Hele o karne günleri yok muydu? Herkesin anne, babası gelirdi. Sıra bana gelince tüm veliler bana acınası bakışlar atardı. Anne, babalar öğretmenler ile çocuklarının fotoğraflarını çeker ben ise karnemi alıp yerime otururdum. Daha önce bahsetmiştim hayatın nefret için çok kısa olduğundan ama o an bana acıyan o bakışlardan nefret etmiştim. O sıralar 1. sınıftaydım.

O gün aklıma parlak bir fikir gelmişti. Eğer en başarılı, en iyi, mükemmel kişi ben olursam o zaman annemler benimle gurur duyar ve benden utanmadan bahsederlerdi. Çocuklarının başarıyla övünüp karne günüme gelebilirlerdi.

Bunu takip eden yıllarda en uslu, en sakin, oyun oynamayan, en başarılı kişi sınıfta bendim. Azmettim ve her konuda en iyi olmayı istedim yine de kimse karne günümde, ağladığımda, sunum gümlerinde yanımda yoktu.

Not almaya başladık. Takdir, teşekkür belgeleri...

Bazı çocukların ailesi çocuğunun teşekkür almasıyla övündü (kimseyi aşağılamıyor, hor görmüyorum) fakat ben derece almama rağmen kalabalığa dönüp baktığımda bana tanıdık gelen hiçbir yüz yoktu.

Bir anne, babanın isteyebileceği her şeyi yapmıştım. Bir dediklerini iki etmiyor, bir çocuk gibi davranmamaya çalışıyordum ama tüm bu kendi kendime yarattığım baskı, stres patlak verdi ve cilt hastalıklarına yakalandım.

Sonunda boşverdim. Nefretin gereksiz olduğunu öğrendim. Kendimi ve ailemi bu şekilde kabul ettim.

Çoğu olay hakkında bu kadar kafa yormamam gerektiğini farkettim. Bu nedenle insanları hayal kırıklığına uğratmaktan korkmayın, insanların beklentileri için kendinizi yıpratmanıza değmez.

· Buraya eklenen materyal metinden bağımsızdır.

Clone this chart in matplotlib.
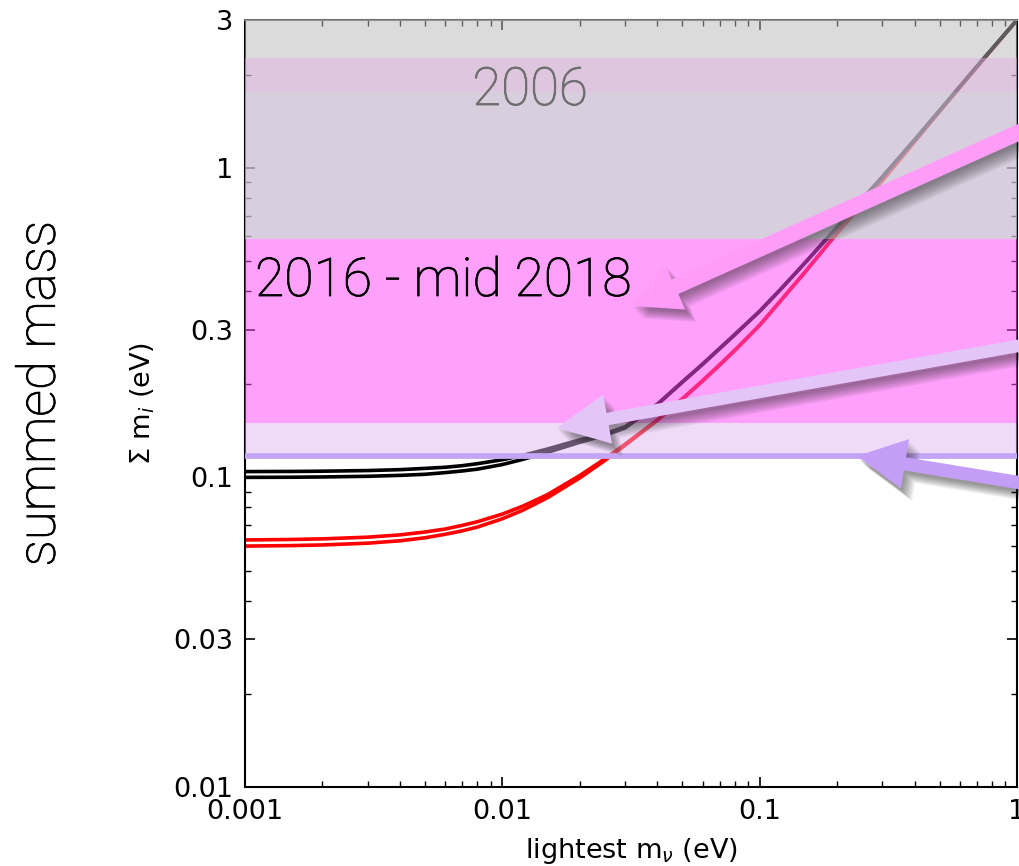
import matplotlib
matplotlib.use('Agg')
import matplotlib.pyplot as plt
from matplotlib.patches import FancyArrowPatch
from matplotlib.ticker import NullFormatter
import matplotlib.patheffects as pe

# lightest neutrino mass (eV)
m_light = [0.001, 0.0015, 0.002, 0.003, 0.004, 0.005, 0.006, 0.007, 0.008, 0.01,
           0.012, 0.015, 0.02, 0.025, 0.03, 0.04, 0.05, 0.06, 0.07, 0.08,
           0.1, 0.12, 0.15, 0.2, 0.25, 0.3, 0.4, 0.5, 0.7, 1.0]

# summed mass (eV), lower and upper edge of each ordering
nh_lo = [0.0600, 0.0602, 0.0605, 0.0613, 0.0624, 0.0638, 0.0655, 0.0672, 0.0691, 0.0735,
         0.0783, 0.0860, 0.0996, 0.1133, 0.1270, 0.1527, 0.1786, 0.2046, 0.2305, 0.2565,
         0.310, 0.370, 0.460, 0.615, 0.765, 0.910, 1.215, 1.52, 2.12, 3.0]
nh_hi = [0.0628, 0.0630, 0.0633, 0.0641, 0.0652, 0.0666, 0.0681, 0.0700, 0.0719, 0.0761,
         0.0807, 0.0880, 0.1014, 0.1147, 0.1280, 0.1533, 0.1794, 0.2054, 0.2315, 0.2575,
         0.310, 0.370, 0.460, 0.615, 0.765, 0.910, 1.215, 1.52, 2.12, 3.0]
ih_lo = [0.1000, 0.1001, 0.1003, 0.1008, 0.1015, 0.1023, 0.1036, 0.1049, 0.1063, 0.1100,
         0.1143, 0.1205, 0.1298, 0.1367, 0.1444, 0.1717, 0.2026, 0.2316, 0.2606, 0.2885,
         0.344, 0.403, 0.493, 0.643, 0.790, 0.935, 1.230, 1.53, 2.13, 3.0]
ih_hi = [0.1044, 0.1045, 0.1047, 0.1052, 0.1059, 0.1069, 0.1078, 0.1091, 0.1107, 0.1140,
         0.1177, 0.1235, 0.1322, 0.1383, 0.1456, 0.1723, 0.2034, 0.2324, 0.2614, 0.2895,
         0.344, 0.403, 0.493, 0.643, 0.790, 0.935, 1.230, 1.53, 2.13, 3.0]

# cosmological upper limits on the summed mass, drawn as shaded bands
band_bottom = [2.26, 1.76, 0.59, 0.15, 0.12]
band_top = [3.0, 2.26, 1.76, 0.59, 0.15]
band_colors = ['#b8b8b8', '#d3b0d3', '#cbbed3', '#ff4cfa', '#deb4f0']
band_alpha = [0.50, 0.72, 0.75, 0.52, 0.47]
limit_now = 0.117

x_ticks = [0.001, 0.01, 0.1, 1]
x_tick_labels = ['0.001', '0.01', '0.1', '1']
y_ticks = [0.01, 0.03, 0.1, 0.3, 1, 3]
y_tick_labels = ['0.01', '0.03', '0.1', '0.3', '1', '3']

W, H = 1019, 866
fig = plt.figure(figsize=(W / 100, H / 100), dpi=100)
ax = fig.add_axes([245 / W, 1 - 787 / H, (1017 - 245) / W, (787 - 20) / H])

ax.set_xscale('log')
ax.set_yscale('log')
ax.set_xlim(0.001, 1)
ax.set_ylim(0.01, 3)

# normal ordering first, inverted ordering on top of it
for curve in [nh_lo, nh_hi]:
    ax.plot(m_light, curve, color='#ff0000', lw=2.6, zorder=2)
for curve in [ih_lo, ih_hi]:
    ax.plot(m_light, curve, color='black', lw=2.6, zorder=2.1)

for b, t, c, a in zip(band_bottom, band_top, band_colors, band_alpha):
    ax.axhspan(b, t, color=c, alpha=a, lw=0, zorder=3)
ax.axhline(limit_now, color='#c4a5f5', lw=4.2, zorder=4)

ax.set_xticks(x_ticks)
ax.set_xticklabels(x_tick_labels)
ax.set_yticks(y_ticks)
ax.set_yticklabels(y_tick_labels)
ax.xaxis.set_minor_formatter(NullFormatter())
ax.yaxis.set_minor_formatter(NullFormatter())
ax.tick_params(which='both', direction='in', top=True, right=True, labelsize=19.5)
ax.tick_params(which='major', length=7, width=1.2, pad=8.5)
ax.tick_params(which='minor', length=4, width=1.0)
for side in ['left', 'bottom', 'right', 'top']:
    ax.spines[side].set_linewidth(1.5)
ax.spines['top'].set_color('#707070')

ax.set_xlabel(r'lightest m$_\nu$ (eV)', fontsize=19.5)
ax.xaxis.set_label_coords(0.5, -0.064)
ax.xaxis.label.set_va('top')
ax.set_ylabel(r'$\Sigma$ m$_i$ (eV)', fontsize=19.5)
ax.yaxis.set_label_coords(-0.114, 0.5)

# light face, slightly thickened with a thin outline of the same colour
big = dict(family=['Roboto', 'Liberation Sans', 'DejaVu Sans'], weight='light')
t1 = fig.text(530 / W, 1 - 105 / H, '2006', fontsize=38, color='#6e6e6e',
              ha='center', va='baseline', zorder=6, **big)
t2 = fig.text(255 / W, 1 - 296 / H, '2016 - mid 2018', fontsize=38.5, color='black',
              ha='left', va='baseline', zorder=6, **big)
t3 = fig.text(40 / W, 1 - 394 / H, 'summed mass', fontsize=38, color='black',
              rotation=90, ha='center', va='center', **big)
for t in [t1, t2, t3]:
    t.set_path_effects([pe.Stroke(linewidth=0.6, foreground=t.get_color()), pe.Normal()])

# pointer arrows with soft drop shadows
shadow = [pe.SimplePatchShadow(offset=(k, -k - 1), shadow_rgbFace='#202020', alpha=0.07)
          for k in range(1, 9)] + [pe.Normal()]
arrows = [((1040, 123), (632, 306), '#ff9cf8', 11.5, 36, 34),
          ((1040, 342), (557, 428), '#e3c5f8', 9.0, 36, 37),
          ((1040, 486), (857, 456), '#c49ef6', 9.5, 36, 35)]
for (x0, y0), (x1, y1), col, tw, hw, hl in arrows:
    arr = FancyArrowPatch((x0 / W, 1 - y0 / H), (x1 / W, 1 - y1 / H),
                          transform=fig.transFigure,
                          arrowstyle=f'simple,head_length={hl},head_width={hw},tail_width={tw}',
                          mutation_scale=1, color=col, lw=0, shrinkA=0, shrinkB=0,
                          zorder=7, clip_on=False)
    arr.set_path_effects(shadow)
    fig.add_artist(arr)

fig.savefig('out.png', dpi=100)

Öncelikle bunu yazarken bana acımanız yada benzeri bir beklentim yok. Sadece paylaşmak istedim. Biliyorum ki bahsettigim konular, akığım gözyaşları birini kaybetmenin veya aklıma gelmeyen bir sürü şeyin acısıyla boy ölçüşemez bile. Bunun farkındayım ama böyle acılar yaşayan kişileri anladığımı söylersem yalan söylemiş olurum ve yalan kötüdür (bu gerçekten gereksiz bir şakaydı). Her neyse bu konu hakkında kötü yorum görmek istemiyorum sadece paylaşmak istemiştim. Konudan biraz koptum fakat hatamı mahsur görün.